Zip's specifications allow the actual "zip" file portion to be embedded ANYWHERE within a file. It doesn't necessarily have to start at position '0' in the file. This is how self-extracting zips work. It's a small .exe stub program which has a larger .zip file appended to the end of it.

Finding a zip is mostly a matter of scanning for a zip file's "magic number" within a file, then doing a few heuristics to determine if it's really a zip file, or just something random that happens to contain a zip's magic number.

A .docx file is really just a .zip that contains various XML files representing a Word file's contents. Just like a .jar is a zip file that contains various different chunks of Java code.

Winrar's got a bunch of extra code within it to scan through a file and look for any identifiable "this is a compress archive" type signatures, one of which happens to be that of a zip file's.

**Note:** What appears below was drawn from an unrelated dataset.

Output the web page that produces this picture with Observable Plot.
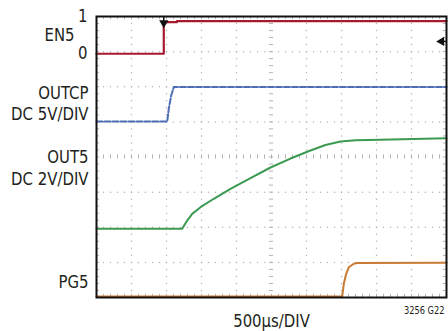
<!DOCTYPE html>
<html>
<head>
<meta charset="utf-8">
<script src="https://cdn.jsdelivr.net/npm/d3@7"></script>
<script src="https://cdn.jsdelivr.net/npm/@observablehq/plot@0.6"></script>
<style>
  html, body { margin: 0; padding: 0; background: #fff; }
  #chart svg { display: block; }
</style>
</head>
<body>
<div id="chart"></div>
<script>
// Time base: 500µs per division, 10 divisions across, 8 down
const timePerDiv = 500;
const divsX = 10;
const divsY = 8;

// EN5 enable input (logic level)
const en5Time  = [0, 961, 961, 1150, 1150, 5000];
const en5Level = [0, 0, 0.90, 0.90, 0.93, 0.93];

// OUTCP charge-pump output (V), DC 5V/DIV
const outcpTime  = [0, 1010, 1033, 1067, 1104, 5000];
const outcpVolts = [0, 0, 1.85, 3.7, 4.9, 4.9];

// OUT5 output (V), DC 2V/DIV
const out5Time  = [0, 1224, 1296, 1367, 1486, 1676, 1914, 2200, 2486, 2771, 3057, 3271, 3486, 3700, 4057, 5000];
const out5Volts = [0, 0, 0.47, 0.85, 1.23, 1.71, 2.27, 2.89, 3.49, 4.00, 4.46, 4.77, 4.97, 5.04, 5.07, 5.16];

// PG5 power-good output (logic level)
const pg5Time  = [0, 3510, 3533, 3567, 3604, 3676, 3724, 5000];
const pg5Level = [0, 0, 0.36, 0.645, 0.83, 0.93, 0.95, 0.96];

// Trigger level on EN5
const triggerLevel = 0.35;

// Channel labels on the left: text, row (divisions from bottom), inset from the frame (px)
const labelText  = ["1", "EN5", "0", "OUTCP", "DC 5V/DIV", "OUT5", "DC 2V/DIV", "PG5"];
const labelRow   = [8.0, 7.47, 6.95, 5.82, 5.23, 3.99, 3.37, 0.43];
const labelInset = [9, 22, 9, 8, 8, 8, 8, 8];

const timeLabel = "500µs/DIV";
const figureId = "3256 G22";

// Screen placement of each channel: ground row and units per division
const channels = [
  {time: en5Time,   value: en5Level,   ground: 6.94,  perDiv: 1, color: "#a6192e", width: 2.2, dash: null},
  {time: outcpTime, value: outcpVolts, ground: 5.01,  perDiv: 5, color: "#4d6cb6", width: 2,   dash: "6,2"},
  {time: out5Time,  value: out5Volts,  ground: 1.956, perDiv: 2, color: "#3d9a52", width: 2,   dash: null},
  {time: pg5Time,   value: pg5Level,   ground: 0.03,  perDiv: 1, color: "#c97a35", width: 2,   dash: null}
];

const font = "'Liberation Sans Narrow', 'DejaVu Sans Condensed', sans-serif";
const textCondense = 0.92;
const gridColor = "#b4b4b4";
const tMax = timePerDiv * divsX;

// Graticule: dotted major lines, ticked centre lines, ticks along the frame
const minorX = d3.range(0, divsX * 5 + 1).map(i => i * timePerDiv / 5);
const minorY = d3.range(0, divsY * 5 + 1).map(i => i / 5);
const gridDots = [];
for (let i = 1; i < divsX; i++) {
  if (i === divsX / 2) continue;
  minorY.forEach(y => gridDots.push({x: i * timePerDiv, y}));
}
for (let j = 1; j < divsY; j++) {
  if (j === divsY / 2) continue;
  minorX.forEach(x => gridDots.push({x, y: j}));
}
const tickLenT = 45;    // µs
const tickLenV = 0.09;  // divisions

const traceMarks = channels.map(c =>
  Plot.line(d3.range(c.time.length), {
    x: i => c.time[i],
    y: i => c.ground + c.value[i] / c.perDiv,
    stroke: c.color,
    strokeWidth: c.width,
    strokeDasharray: c.dash,
    strokeLinejoin: "round"
  })
);

const en5 = channels[0];

const labelMarks = labelText.map((s, i) =>
  Plot.text([s], {
    x: () => 0, y: () => labelRow[i], text: d => d,
    textAnchor: "end", dx: -labelInset[i], fontSize: 18, fill: "#231f20", fontFamily: font
  })
);

const chart = Plot.plot({
  width: 448,
  height: 331,
  marginLeft: 96,
  marginRight: 2,
  marginTop: 16,
  marginBottom: 34,
  style: {background: "#fff", fontFamily: font},
  x: {domain: [0, tMax], axis: null},
  y: {domain: [0, divsY], axis: null},
  marks: [
    Plot.dot(gridDots, {x: "x", y: "y", r: 0.75, fill: gridColor}),
    // centre lines carry fine ticks
    Plot.ruleX(minorX, {x: d => d, y1: divsY / 2 - 0.06, y2: divsY / 2 + 0.06, stroke: gridColor, strokeWidth: 1}),
    Plot.ruleY(minorY, {y: d => d, x1: tMax / 2 - 30, x2: tMax / 2 + 30, stroke: gridColor, strokeWidth: 1}),
    // ticks along the frame edges
    Plot.ruleY(minorY, {y: d => d, x1: 0, x2: tickLenT, stroke: gridColor, strokeWidth: 1}),
    Plot.ruleY(minorY, {y: d => d, x1: tMax - tickLenT, x2: tMax, stroke: gridColor, strokeWidth: 1}),
    Plot.ruleX(minorX, {x: d => d, y1: 0, y2: tickLenV, stroke: gridColor, strokeWidth: 1}),
    Plot.ruleX(minorX, {x: d => d, y1: divsY - tickLenV, y2: divsY, stroke: gridColor, strokeWidth: 1}),
    ...traceMarks,
    Plot.frame({stroke: "#111", strokeWidth: 2}),
    // trigger position marker on the top edge
    Plot.ruleX([en5Time[1]], {x: d => d, y1: divsY - 0.15, y2: divsY, stroke: "#111", strokeWidth: 1.5}),
    Plot.dot([en5Time[1]], {x: d => d, frameAnchor: "top", dy: 6.5, symbol: "triangle", rotate: 180, r: 3.4, fill: "#111"}),
    // trigger level marker on the right edge
    Plot.dot([triggerLevel], {y: d => en5.ground + d / en5.perDiv, frameAnchor: "right", dx: -5, symbol: "triangle", rotate: -90, r: 3.4, fill: "#111"}),
    Plot.ruleY([triggerLevel], {y: d => en5.ground + d / en5.perDiv, x1: tMax - 60, x2: tMax, stroke: "#111", strokeWidth: 1.5}),
    ...labelMarks,
    Plot.text([timeLabel], {
      x: () => tMax / 2, y: () => 0, text: d => d,
      dy: 24, fontSize: 18, fill: "#231f20", fontFamily: font
    }),
    Plot.text([figureId], {
      x: () => tMax, y: () => 0, text: d => d,
      textAnchor: "end", dx: -2, dy: 13, fontSize: 10, fill: "#231f20", fontFamily: font
    })
  ]
});

document.getElementById("chart").appendChild(chart);

// Narrow the lettering to a condensed face
chart.querySelectorAll("text").forEach(t => {
  const w = t.getComputedTextLength();
  if (w > 0) {
    t.setAttribute("textLength", (w * textCondense).toFixed(1));
    t.setAttribute("lengthAdjust", "spacingAndGlyphs");
  }
});
</script>
</body>
</html>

There's nothing too magical about it. It's just a matter of scanning through a file and looking for signatures.

4
Nikoloff On

Not sure what exactly is your question, but I think you are confusing something here... File extension can be described as just a convenient way for humans and computers to relate file extensions to the type of the file/programs that work with them. WinRar (or any other program) reads what the file contains and if it can understand it - it works with it. The only important thing is that the file format (data in the file) is valid and that the program you are using can work with this file format.

So, if a file is in any format that WinRar can work with (.rar, .zip, .gz, etc.), it's extension could be .txt or .whatever and WinRar will still be able to work with it. Extension is just for convenience.